Description
What distinguishes humanity from artificial beings? What do constructed creatures tell us about ourselves? From sex dolls to Siri, talking Barbies to robotic mothers, Artificial Women explores the ways in which today's simulated females--both real and fictional--reflect and expose our own ideas about gender and female identity. Join Julie Wosk as she probes the realm of compliant sex workers, nurturing caretakers, genial servants, and rebellious creations in film, television, literature, art, photography, and current developments in robotics. These modern-day Galateas must embrace their own synthetic nature while also striving for authenticity and autonomy, all the while foregrounding gender stereotypes and changing perceptions of women and their roles.
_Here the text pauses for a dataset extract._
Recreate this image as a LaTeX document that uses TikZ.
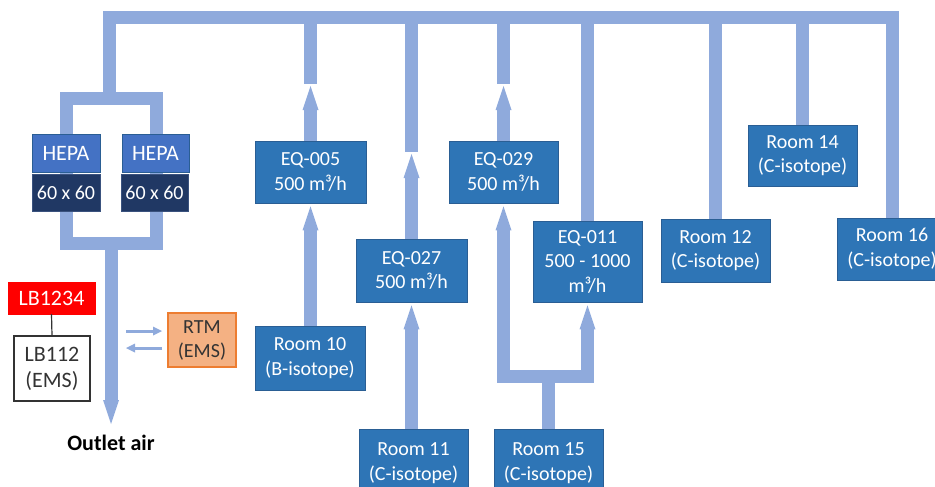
\documentclass[tikz,border=0pt]{standalone}
\usepackage{fontspec}
\setmainfont{Carlito}
\usetikzlibrary{arrows.meta}
\definecolor{duct}{HTML}{8FAADC}
\definecolor{boxblue}{HTML}{2E75B6}
\definecolor{boxborder}{HTML}{2A5E94}
\definecolor{hepablue}{HTML}{4472C4}
\definecolor{navy}{HTML}{203864}
\definecolor{navyborder}{HTML}{3A527E}
\definecolor{lbred}{HTML}{FF0000}
\definecolor{rtmfill}{HTML}{F4B183}
\definecolor{rtmborder}{HTML}{ED7D31}
\definecolor{darktext}{HTML}{333333}
\tikzset{
  ductline/.style={draw=duct, line width=13pt, line join=miter},
  ductarrow/.style={ductline, -{Triangle[width=16pt,length=24pt,line width=0pt]}},
  sigarrow/.style={draw=duct, line width=3pt, -{Triangle[width=9pt,length=9pt,line width=0pt]}},
  box/.style={draw=boxborder, fill=boxblue, text=white, line width=0.8pt, inner sep=0pt, align=center, font=\fontsize{20}{24.5}\selectfont},
  hepabox/.style={box, fill=hepablue, draw=boxborder, font=\fontsize{22}{26}\selectfont},
  sizebox/.style={box, fill=navy, draw=navyborder},
  wh/.style 2 args={minimum width=#1, minimum height=#2},
}
\begin{document}
\begin{tikzpicture}[x=1pt,y=-1pt]
\useasboundingbox (0,0) rectangle (935,487);
% nodes (positions)
\node[box, wh={111pt}{62pt}] (eq005) at (310.5,172) {EQ-005\\500 m³/h};
\node[box, wh={111pt}{63pt}] (eq027) at (411.5,270.5) {EQ-027\\500 m³/h};
\node[box, wh={109pt}{62pt}] (eq029) at (503.5,172) {EQ-029\\500 m³/h};
\node[box, wh={109pt}{81pt}] (eq011) at (587.5,261.5) {EQ-011\\500 - 1000\\m³/h};
\node[box, wh={110pt}{64pt}] (room10) at (310,358) {Room 10\\(B-isotope)};
\node[box, wh={109pt}{68pt}] (room11) at (413.5,463) {Room 11\\(C-isotope)};
\node[box, wh={109pt}{68pt}] (room15) at (548.5,463) {Room 15\\(C-isotope)};
\node[box, wh={109pt}{63pt}] (room12) at (715.5,250.5) {Room 12\\(C-isotope)};
\node[box, wh={109pt}{61pt}] (room14) at (802.5,155.5) {Room 14\\(C-isotope)};
\node[box, wh={110pt}{62pt}] (room16) at (892,249) {Room 16\\(C-isotope)};
% coordinates for duct ends
\coordinate (T) at (0,18);
\coordinate (hepatop) at (109.5,98.5);
\coordinate (s005) at (310.5,84);
\coordinate (t005) at (310.5,86);
\coordinate (s027) at (411.5,152);
\coordinate (t027) at (411.5,154);
\coordinate (s029) at (503.5,84);
\coordinate (t029) at (503.5,86);
\coordinate (fork) at (548,376);
\coordinate (outtop) at (111,243.5);
\coordinate (outtip) at (111,424);
% ducts
\draw[ductline] (hepatop) -- (109.5,18) -- (892,18) -- (room16.north);
\draw[ductline] (66.5,98.5) rectangle (156.5,243.5);
\draw[ductarrow] (outtop) -- (outtip);
\draw[ductline] (s005 |- T) -- (s005);
\draw[ductline] (s027 |- T) -- (s027);
\draw[ductline] (s029 |- T) -- (s029);
\draw[ductline] (eq011.north |- T) -- (eq011.north);
\draw[ductline] (room12.north |- T) -- (room12.north);
\draw[ductline] (room14.north |- T) -- (room14.north);
\draw[ductarrow] (eq005.north) -- (t005);
\draw[ductarrow] (eq027.north) -- (t027);
\draw[ductarrow] (eq029.north) -- (t029);
\draw[ductarrow] (eq005.south |- room10.north) -- ([yshift=-3pt]eq005.south);
\draw[ductarrow] (eq027.south |- room11.north) -- ([yshift=-3pt]eq027.south);
\draw[ductline] (fork |- room15.north) -- (fork);
\draw[ductarrow] (fork) -| ([yshift=-3pt]eq029.south);
\draw[ductarrow] (fork) -| ([yshift=-3pt]eq011.south);
% HEPA filters
\node[hepabox, wh={68pt}{38pt}] (hepaL) at (66,153) {HEPA};
\node[hepabox, wh={67pt}{38pt}] (hepaR) at (155.5,153) {HEPA};
\node[sizebox, wh={68pt}{37pt}] (sixL) at (66,192.5) {60 x 60};
\node[sizebox, wh={67pt}{37pt}] (sixR) at (154.5,192.5) {60 x 60};
% left side
\node[draw=lbred, fill=lbred, text=white, inner sep=0pt, wh={87pt}{32pt}, font=\fontsize{22}{26}\selectfont] (lb1234) at (51.5,298) {LB1234};
\node[draw=darktext, fill=white, text=darktext, line width=1.2pt, inner sep=0pt, align=center, wh={76pt}{65pt}, font=\fontsize{22}{26}\selectfont] (lb112) at (52,368.5) {LB112\\(EMS)};
\draw[darktext, line width=1.2pt] (lb1234.south) -- (lb112.north);
\node[draw=rtmborder, fill=rtmfill, text=darktext, line width=1.2pt, inner sep=0pt, align=center, wh={68pt}{54pt}, font=\fontsize{20}{24}\selectfont] (rtm) at (202,340) {RTM\\(EMS)};
\coordinate (a1s) at (126,331);
\coordinate (a2e) at (126,348);
\draw[sigarrow] (a1s) -- (a1s -| 162,0);
\draw[sigarrow] (a2e -| 162,0) -- (a2e);
\node[font=\bfseries\fontsize{22}{26}\selectfont, text=black, inner sep=0pt] (outlet) at (111,443) {Outlet air};
\end{tikzpicture}
\end{document}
They embody the paradoxes and tensions that continue to arise in our increasingly simulated world, where the lines between the real and the virtual only continue to blur. As these "artificial women" become ever more lifelike, so too do the questions they raise become more provocative, and more illuminating of our own conceptions and conventions. Artificial Women pushes the boundaries of gender, sexuality, and culture studies to consider new digital technologies, artificial intelligences, and burgeoning simulations.
About the Author
Julie Wosk is Professor Emerita of English, Art History, and Studio Art at the State University of New York Maritime College. Her research centers on the social and cultural impact of technology. She is author of several books, including My Fair Ladies: Female Robots, Androids, and Other Artificial Eves; Women and the Machine: Representations from the Spinning Wheel to the Electronic Age; and Breaking Frame: Technology and the Visual Arts in the Nineteenth Century. She is also an artist and photographer.